2 And he sent them to preach the kingdom of God, and to heal the sick.
3 And he said unto them, Take nothing for your journey, neither staves, nor scrip, neither bread, neither money; neither have two coats apiece.
Which controversial position formed a basis for the great theological debate in Eco's Name of the Rose:
[L]ike besiegers and besieged, on both sides of the walls of a fortress, they hurled insults and rebuttals at one another, which I record here at random, unable to attribute them to specific speakers, and with the premise that the phrases were not uttered in turn, as would happen in a dispute in my country, but in Mediterranean fashion, one overlapping another, like the waves of an angry sea.
"The Gospel says Christ had a purse!"
"Shut up! You people paint that purse even on crucifixes! What do you say, then, of the fact that our Lord, when he entered Jerusalem, went back every night to Bethany?"

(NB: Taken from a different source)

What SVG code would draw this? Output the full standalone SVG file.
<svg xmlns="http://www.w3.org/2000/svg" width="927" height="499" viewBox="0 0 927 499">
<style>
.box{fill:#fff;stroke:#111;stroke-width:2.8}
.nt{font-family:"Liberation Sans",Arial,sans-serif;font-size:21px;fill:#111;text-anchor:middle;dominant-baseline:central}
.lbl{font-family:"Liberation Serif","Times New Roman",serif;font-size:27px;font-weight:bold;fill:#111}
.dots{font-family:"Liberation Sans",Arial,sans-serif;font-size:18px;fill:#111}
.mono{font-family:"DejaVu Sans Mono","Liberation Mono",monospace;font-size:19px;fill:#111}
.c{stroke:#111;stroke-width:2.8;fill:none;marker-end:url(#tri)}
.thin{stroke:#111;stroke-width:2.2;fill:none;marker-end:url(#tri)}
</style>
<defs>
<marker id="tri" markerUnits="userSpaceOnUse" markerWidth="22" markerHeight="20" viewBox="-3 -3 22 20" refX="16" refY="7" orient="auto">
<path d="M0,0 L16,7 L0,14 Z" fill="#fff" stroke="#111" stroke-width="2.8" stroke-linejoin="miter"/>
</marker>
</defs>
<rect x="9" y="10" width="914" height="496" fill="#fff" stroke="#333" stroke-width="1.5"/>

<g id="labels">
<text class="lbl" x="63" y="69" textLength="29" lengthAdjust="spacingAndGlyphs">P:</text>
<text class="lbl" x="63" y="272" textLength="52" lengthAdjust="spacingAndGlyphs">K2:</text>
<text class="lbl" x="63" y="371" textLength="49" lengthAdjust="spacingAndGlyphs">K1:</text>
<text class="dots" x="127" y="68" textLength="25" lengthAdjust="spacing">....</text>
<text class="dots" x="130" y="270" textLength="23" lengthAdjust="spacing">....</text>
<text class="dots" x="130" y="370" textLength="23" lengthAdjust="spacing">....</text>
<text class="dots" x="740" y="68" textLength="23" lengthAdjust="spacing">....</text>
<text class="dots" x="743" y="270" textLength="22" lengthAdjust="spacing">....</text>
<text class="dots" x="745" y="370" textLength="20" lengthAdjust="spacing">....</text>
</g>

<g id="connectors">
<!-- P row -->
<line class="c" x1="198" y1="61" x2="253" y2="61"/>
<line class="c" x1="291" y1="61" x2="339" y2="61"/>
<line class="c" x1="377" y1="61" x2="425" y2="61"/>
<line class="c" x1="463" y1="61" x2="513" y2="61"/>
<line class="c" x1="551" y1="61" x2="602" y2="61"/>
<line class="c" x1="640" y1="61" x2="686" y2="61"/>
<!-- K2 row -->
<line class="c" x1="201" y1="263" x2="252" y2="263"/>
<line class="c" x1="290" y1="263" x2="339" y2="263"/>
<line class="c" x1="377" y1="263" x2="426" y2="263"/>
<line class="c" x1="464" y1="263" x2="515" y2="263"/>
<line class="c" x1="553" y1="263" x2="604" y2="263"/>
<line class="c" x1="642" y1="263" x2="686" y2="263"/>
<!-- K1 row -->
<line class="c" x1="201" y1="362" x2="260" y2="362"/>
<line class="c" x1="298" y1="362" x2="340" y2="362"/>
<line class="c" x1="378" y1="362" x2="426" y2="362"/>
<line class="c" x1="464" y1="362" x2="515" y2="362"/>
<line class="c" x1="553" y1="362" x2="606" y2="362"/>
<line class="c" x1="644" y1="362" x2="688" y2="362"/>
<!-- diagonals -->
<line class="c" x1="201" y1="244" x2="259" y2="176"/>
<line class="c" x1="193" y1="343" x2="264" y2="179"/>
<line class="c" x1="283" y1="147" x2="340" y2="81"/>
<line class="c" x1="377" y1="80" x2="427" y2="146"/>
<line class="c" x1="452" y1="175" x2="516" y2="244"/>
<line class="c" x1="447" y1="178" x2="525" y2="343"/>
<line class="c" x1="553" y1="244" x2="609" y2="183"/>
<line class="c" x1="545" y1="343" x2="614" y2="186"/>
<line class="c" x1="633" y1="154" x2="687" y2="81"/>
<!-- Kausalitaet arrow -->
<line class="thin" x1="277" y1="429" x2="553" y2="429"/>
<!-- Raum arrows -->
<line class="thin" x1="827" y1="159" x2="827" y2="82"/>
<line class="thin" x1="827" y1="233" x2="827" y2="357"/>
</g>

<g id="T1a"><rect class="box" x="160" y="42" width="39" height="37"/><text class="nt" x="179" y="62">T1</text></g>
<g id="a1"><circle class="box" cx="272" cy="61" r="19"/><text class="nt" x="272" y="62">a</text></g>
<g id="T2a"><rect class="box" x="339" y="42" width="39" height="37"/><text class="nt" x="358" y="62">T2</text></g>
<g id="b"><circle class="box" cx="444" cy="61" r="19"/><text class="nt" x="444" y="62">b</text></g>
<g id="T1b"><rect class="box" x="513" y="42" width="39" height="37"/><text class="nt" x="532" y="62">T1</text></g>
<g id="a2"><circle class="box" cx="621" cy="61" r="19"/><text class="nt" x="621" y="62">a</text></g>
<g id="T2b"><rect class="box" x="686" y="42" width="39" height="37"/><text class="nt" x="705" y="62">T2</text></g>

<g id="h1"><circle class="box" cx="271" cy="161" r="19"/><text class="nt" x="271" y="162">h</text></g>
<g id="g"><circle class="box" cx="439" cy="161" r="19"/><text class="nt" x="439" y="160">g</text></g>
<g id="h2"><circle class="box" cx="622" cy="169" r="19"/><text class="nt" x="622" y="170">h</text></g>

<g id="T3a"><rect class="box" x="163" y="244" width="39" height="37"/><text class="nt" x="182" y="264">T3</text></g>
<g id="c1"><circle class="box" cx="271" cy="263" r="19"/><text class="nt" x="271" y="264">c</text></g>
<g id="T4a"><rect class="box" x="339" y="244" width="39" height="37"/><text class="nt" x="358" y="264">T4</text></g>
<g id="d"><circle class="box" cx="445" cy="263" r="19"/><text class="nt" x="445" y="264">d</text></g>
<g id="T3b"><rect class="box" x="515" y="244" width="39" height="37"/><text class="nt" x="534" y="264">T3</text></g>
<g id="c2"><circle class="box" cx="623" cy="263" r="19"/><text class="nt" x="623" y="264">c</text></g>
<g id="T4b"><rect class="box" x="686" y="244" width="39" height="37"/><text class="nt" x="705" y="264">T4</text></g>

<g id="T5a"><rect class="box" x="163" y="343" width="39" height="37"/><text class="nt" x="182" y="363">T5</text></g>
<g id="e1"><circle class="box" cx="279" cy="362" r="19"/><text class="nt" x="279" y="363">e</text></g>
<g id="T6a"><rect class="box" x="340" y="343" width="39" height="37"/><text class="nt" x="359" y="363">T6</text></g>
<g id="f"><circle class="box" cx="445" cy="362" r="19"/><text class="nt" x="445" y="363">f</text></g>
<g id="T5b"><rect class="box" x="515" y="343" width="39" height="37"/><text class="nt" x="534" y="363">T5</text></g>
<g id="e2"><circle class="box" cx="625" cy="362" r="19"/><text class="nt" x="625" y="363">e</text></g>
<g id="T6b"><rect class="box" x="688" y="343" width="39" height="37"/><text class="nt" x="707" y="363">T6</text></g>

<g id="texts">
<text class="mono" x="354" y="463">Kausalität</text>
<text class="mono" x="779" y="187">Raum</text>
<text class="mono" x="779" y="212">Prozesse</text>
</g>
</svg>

"If our Lord chose to go and sleep in Bethany, who are you to question his decision?"
"No, you old ass, our Lord returned to Bethany because he had no money to pay for an inn in Jerusalem!"
"Bonagratia, you're the ass here! What did our Lord eat in Jerusalem?"
"Would you say, then, that a horse who receives oats from his master to keep alive is the owner of the oats?"
"You see? You compare Christ to a horse. . . ."
"No, you are the one who compares Christ to a simoniacal prelate of your court, vessel of dung!"
Certainly, Pope John XXII disagreed with the Franciscans, but really, just fuck that guy. Regardless, whether the Discourse is via papal bull or social media, it's all rather amusing.
Update: it appears the original tweet has vanished like the lost second book of Aristotle's Poetics, presumably due to the pile-on.